Let’s start with a quick link to an interview I did with Fantasy Book Critic. It has some interesting background stuff, like my favorite authors and writing influences, but the thing you’ll really want to read are the hints for I Don’t Want to Kill You, the third John Cleaver book which comes out next Spring.
And now let’s talk about short story writing. Yesterday I finally had a chance to start work on The Mountain of the Lord, the “Mormons and Monsters” short story I talked about here and here. With a solid outline and some good brainstorming in place, I sat down to write with some specific things in mind:
1) No narrative exposition. I have a tendency to write myself into a story, letting the characters and the narrator explain everything about the background and setting, and I really wanted to avoid that as much as possible this time, so I forced myself to explain everything in dialogue, and even then to explain it as little as possible. If the characters don’t have a good reason to say it out loud, the reader doesn’t need to know it, and if the reader really, really does need to know it, the characters had better come up with a good reason to say it out loud. This, in practice, led to a more mysterious tone than I usually use, which I think is a good fit. It also resulted in a focus on atmosphere over setting, if that makes sense: the setting never gets described, but you can kind of pick it up because the characters, when not allowed to talk about the plot, end up talking about the kinds of things that are actually important to them: farming, religion, neighbors, etc.
2) Thematic names. Before writing I found a couple of good websites with lists of common pioneer names, and grabbed some iconic ones and wrote them all down on a list; whenever I needed to name a character, I just grabbed a first name and a surname off the list. Having these close at hand helped keep the writing fast, and also helped solidify the pioneer atmosphere.
3) While writing, I realized I wanted him to feel like he was constantly being judged, and yet I also wanted his powers to be a secret from most of the people in the town. This meant I had to solidify who knew about the powers (a small group), and how they knew, and what they thought. This changed a bit as time went on, so I’ll need to go back and fix the first scene or two to match what I eventually decided on.

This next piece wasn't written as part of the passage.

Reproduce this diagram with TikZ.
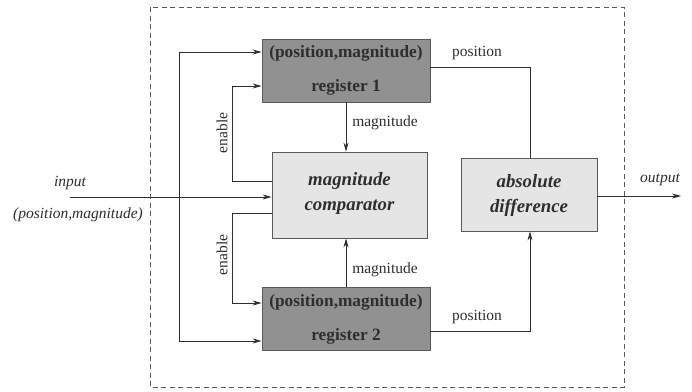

4) Dialect. I really don’t want to start spelling words wrong, but the more I write the more I fall into a pioneer dialect and accent. I want to keep it all in word choice, though in this case that includes “ain’t,” and that opens the door for dropping the “g” from the end of gerunds, and if I decide to go down that road I need to be very careful not to go too far. It could get out of hand quickly, but if I keep it under control the dialogue will be far stronger than if I ignore dialect altogether.
5) Apparently I have a thing about mothers? I love my mom, she’s the best in the world, but for some reason I keep doing horrible things to the mothers of my protagonists–I’m going to assume the best of myself, which is that whenever I search for a way to really screw up a character my subconscious says “Hey! Mess with his mom! That’ll totally ruin him.” Anyway, this mom started as kind of a religious hardliner, to help establish some of his own religious zeal, but then when they got to the big town social and someone started telling the main character he didn’t belong, I realized how awesome it would be for this mom to step in and defend him: she’s a zealot, certainly, but she also loves her son and won’t stand for anyone attacking him. And then I thought how even more awesome it would be if the mentor character who dies were actually the mom. Sweet, that would totally break the protagonist in half! Especially if it were his fault. It’s looking like it’s going to happen in pinch 1 instead pinch 2, but it’s going to work really well; I just need to make sure pinch 2 is even worse. (Even worse than your mom dying because of something you did? That’s going to be an awesome pinch.)
I’m 13 pages into it, and the bad guy just showed up; I predict about 10 pages for the fight (because it needs to include the main character hulking out, which will involve a lot of internal stuff), and then we’ll need three more scenes: the town meeting to plan a rescue, the search through the wilderness that results in their capture, and the final showdown in the villain’s lair. Somewhere in there I need two solid scenes of soul-searching: one where the mentor teaches him that his power might be a gift from God, and one where he decides to risk everything and use his power (which will be even harder for him, now that he blames his power for his mother’s death). That puts the story at around 50-60 pages unless something changes, but I’m pretty sure something will change. That’s long for a short story, but not horrible. We’ll see how it goes.